Since Rachel Carson’s Silent Spring, chemical pollution has been recognized as a major threat to biodiversity, water quality, food security, and human health (Figure I2.l). For example, the use of neonicotinoids as an insecticide has been linked to population collapse of honeybees (Chen et al.. 2019; Wang et al., 2013). Discharge of industrial effluent containing poly- and perfluoroalkyl substances (PFAS) in the environment has been linked to increased cancer risk, adverse effects on the immune system, and endocrine disruption (Buck et al.. 2011; Gallen et al., 2018; Krafft and Riess, 2015). It was found that more than 1.9 million people in Michigan, USA were exposed to

PFAS through drinking water. In the 1950s, consumption of food contaminated with mercury in Minamata, Japan was shown to cause severe neurological disease (Sakamoto et al., 2010). Hence, synthetic chemicals may cause adverse human and environmental health effects.
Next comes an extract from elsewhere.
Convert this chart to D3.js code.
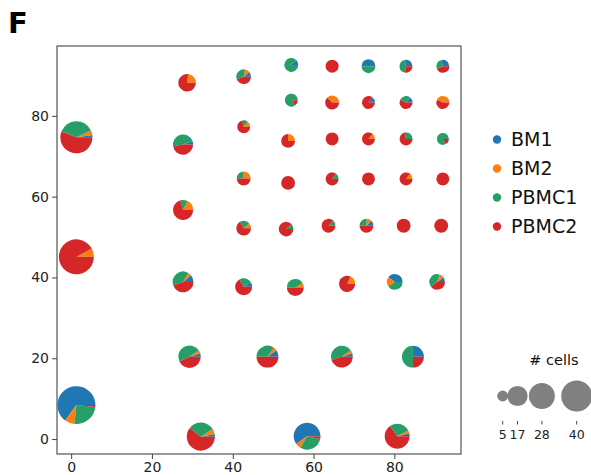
<!DOCTYPE html>
<html>
<head>
<meta charset="utf-8">
<script src="https://cdn.jsdelivr.net/npm/d3@7"></script>
<style>
  html, body { margin: 0; padding: 0; background: #fff; }
  svg { display: block; font-family: "DejaVu Sans", sans-serif; }
</style>
</head>
<body>
<svg id="chart" width="591" height="475"></svg>
<script>
// Cell-type composition per cluster, drawn as pies at cluster positions.
const celltypes = ["BM1", "BM2", "PBMC1", "PBMC2"];
const palette = ["#1f77b4", "#ff7f0e", "#279e68", "#d62728"];
const xTicks = [0, 20, 40, 60, 80];
const yTicks = [0, 20, 40, 60, 80];
const sizeLegend = [5, 17, 28, 40];

// cluster centres
const posX = [1.3, 1.3, 1.3, 27.7, 28.7, 27.7, 27.7, 29.3, 48.6, 67.0, 84.6, 32.1, 58.4, 80.7,
  42.7, 55.5, 68.3, 80.1, 90.6, 42.7, 53.2, 63.7, 73.1, 82.3, 91.6,
  42.7, 53.7, 64.6, 73.6, 82.9, 92.0, 42.7, 53.7, 64.6, 73.6, 82.9, 92.0,
  54.5, 64.6, 73.6, 82.9, 92.0, 42.7, 54.5, 64.6, 73.6, 82.9, 92.0];
const posY = [8.4, 45.1, 74.7, 72.9, 88.2, 56.7, 38.9, 20.4, 20.4, 20.4, 20.4, 0.6, 0.7, 0.7,
  37.7, 37.5, 38.4, 38.9, 38.9, 52.2, 52.0, 52.8, 52.8, 52.8, 52.8,
  64.5, 63.4, 64.4, 64.4, 64.4, 64.4, 77.3, 73.8, 74.3, 74.3, 74.3, 74.3,
  83.9, 83.3, 83.3, 83.3, 83.3, 89.7, 92.6, 92.3, 92.3, 92.3, 92.3];

// cell counts per cluster for each sample
const bm1 = [39, 0, 1, 1, 0, 0, 2, 1, 2, 1, 5, 1, 18, 1,
  1, 0, 0, 4, 1, 0, 0, 0, 1, 0, 0,
  0, 0, 0, 0, 0, 0, 0, 0, 0, 0, 0, 0,
  0, 0, 1, 1, 0, 1, 1, 0, 4, 2, 2];
const bm2 = [5, 4, 2, 0, 3, 3, 1, 1, 1, 1, 0, 2, 2, 1,
  0, 1, 2, 2, 1, 1, 0, 0, 1, 0, 0,
  2, 0, 0, 0, 1, 0, 1, 2, 0, 1, 0, 0,
  0, 3, 0, 0, 3, 1, 0, 0, 0, 0, 0];
const pbmc1 = [15, 0, 16, 8, 0, 2, 7, 10, 7, 9, 10, 10, 9, 7,
  3, 5, 0, 4, 4, 2, 1, 1, 2, 0, 0,
  2, 0, 1, 0, 0, 0, 1, 0, 0, 0, 2, 5,
  6, 0, 0, 2, 0, 3, 7, 0, 4, 3, 2];
const pbmc2 = [1, 47, 24, 8, 10, 12, 8, 9, 10, 9, 5, 20, 1, 17,
  8, 6, 9, 0, 4, 6, 8, 7, 4, 8, 8,
  4, 8, 6, 7, 6, 7, 5, 6, 7, 6, 5, 1,
  1, 5, 6, 4, 4, 4, 0, 7, 0, 2, 3];

const svg = d3.select("#chart");
const x = d3.scaleLinear().domain([-3.5, 96.5]).range([57, 461]);
const y = d3.scaleLinear().domain([-3.7, 97.3]).range([454, 46]);
const r = d3.scaleSqrt().domain([0, 40]).range([0, 15.5]);

// panel letter
svg.append("text").attr("x", 8).attr("y", 33)
  .attr("font-size", 29).attr("font-weight", "bold").attr("fill", "#000").text("F");

// axes
const xAxis = svg.append("g").attr("transform", `translate(0,454)`)
  .call(d3.axisBottom(x).tickValues(xTicks).tickSize(5).tickPadding(3));
const yAxis = svg.append("g").attr("transform", `translate(57,0)`)
  .call(d3.axisLeft(y).tickValues(yTicks).tickSize(5).tickPadding(3));
[xAxis, yAxis].forEach(g => {
  g.select(".domain").remove();
  g.selectAll(".tick line").attr("stroke", "#444").attr("stroke-width", 1);
  g.selectAll(".tick text").attr("font-size", 14).attr("fill", "#222")
    .attr("font-family", "DejaVu Sans");
});

// frame
svg.append("rect").attr("x", x.range()[0]).attr("y", y.range()[1])
  .attr("width", x.range()[1] - x.range()[0]).attr("height", y.range()[0] - y.range()[1])
  .attr("fill", "none").attr("stroke", "#444").attr("stroke-width", 1.1);

// pies: wedges start at 3 o'clock and run counter-clockwise
const pie = d3.pie().sort(null).startAngle(Math.PI / 2).endAngle(Math.PI / 2 - 2 * Math.PI);
const clusters = posX.map((px, i) => ({
  x: px, y: posY[i],
  counts: [bm1[i], bm2[i], pbmc1[i], pbmc2[i]]
}));
clusters.forEach(c => {
  const total = d3.sum(c.counts);
  const arc = d3.arc().innerRadius(0).outerRadius(r(total));
  svg.append("g")
    .attr("transform", `translate(${x(c.x)},${y(c.y)})`)
    .selectAll("path")
    .data(pie(c.counts).map((d, k) => Object.assign(d, { k })).filter(d => d.value > 0))
    .join("path")
    .attr("d", arc)
    .attr("fill", d => palette[d.k]);
});

// sample legend
const leg = svg.append("g");
celltypes.forEach((name, i) => {
  const cy = 139.5 + i * 29;
  leg.append("circle").attr("cx", 497).attr("cy", cy).attr("r", 4.2).attr("fill", palette[i]);
  leg.append("text").attr("x", 511).attr("y", cy).attr("dy", "0.36em")
    .attr("font-size", 19).attr("fill", "#111").text(name);
});

// size legend: circle area proportional to cell count
const cum = d3.cumsum(sizeLegend);
const lx = d3.scaleLinear().domain([sizeLegend[0], cum[cum.length - 1]]).range([502.7, 576.7]);
svg.append("text").attr("x", 554).attr("y", 365).attr("text-anchor", "middle")
  .attr("font-size", 14.5).attr("fill", "#111").text("# cells");
sizeLegend.forEach((n, i) => {
  const cx = lx(cum[i]);
  svg.append("circle").attr("cx", cx).attr("cy", 396).attr("r", r(n)).attr("fill", "#808080");
  svg.append("line").attr("x1", cx).attr("x2", cx).attr("y1", 421).attr("y2", 424.5)
    .attr("stroke", "#444").attr("stroke-width", 1);
  svg.append("text").attr("x", cx).attr("y", 439).attr("text-anchor", "middle")
    .attr("font-size", 12.5).attr("fill", "#222").text(n);
});
</script>
</body>
</html>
12.1.1 Implications of Chirality on Risk Assessment

More than 50% and 30% of pharmaceuticals and agrochemicals are chiral compounds that exist as two or more enantiomers (Sanganyado et al., 2020). A chiral compound is a compound that can exist as two nonsuperimposable mirror-images (enantiomers) since it possesses an asymmetric center (Sanganyado et al., 2017). The asymmetric center can be a chiral center or axis. For example, pharmaceuticals such as fluoxetine, atenolol, venlafaxine, and chloroquine contain one or more chiral centers which are carbon atoms (Kasprzyk-Hordern, 2010; Ribeiro et al., 2013; Zhang et al., 2018a). Flame retardants such as polychlorinated biphenyls and polybrominated biphenyls, on the other hand, contain a biphenyl bond that acts as an axis of chirality (Ruan et al., 2019, 2018; von der Recke et al., 2005). Interestingly, molecules with helical structures such as deoxyribonucleic acid and some metal complexes (e.g., cobalt(III) metallocryptand) are inherently chiral even though they do not contain a chiral center (Rickhaus et al., 2016). However, planar and helical chirality are not common in chemical technology. Enantiomers of a chiral compound often have different properties in biological systems (Connors et al., 2013; Gonqalves et al., 2002; Khan et al., 2014; Sanganyado, 2019). For example, enantiomers of a chiral pharmaceutical often have different therapeutic and toxicological characteristics (Brocks, 2006; Shen et al., 2013; Smith, 2009). Several studies have shown that enantiomers of chiral pesticides also have different efficacies and toxicities to non-target organisms (Gamiz et al., 2018; Mueller and Buser, 1995; Zhang et al., 2018b). As a result, the risk posed by chiral contaminants to human and environmental health may be enantiomer specific.

12.1.2 Scope of Chapter

Research interest on the implications of chirality on the efficacy, toxicity, distribution, and fate of chiral chemicals grew significantly in the past three decades. This is probably because several studies showed that enantiomers of chiral compounds have different properties in biological systems. However, enantiomer-specific differences in the occurrence, transport, fate, and toxicity of chiral contaminants in food and the environment are generally overlooked by regulatory agencies across the globe. Unfortunately, current approaches on assessing risk ignore the implications of chirality on the biological effects of chemical contaminants, and this undermines the accuracy of the risk assessments (Figure 12.2). This chapter provides general backgrounds on chemical regulation and risk assessment. Current regulations, and the lack thereof, on chiral contaminants in food and the environment are also discussed.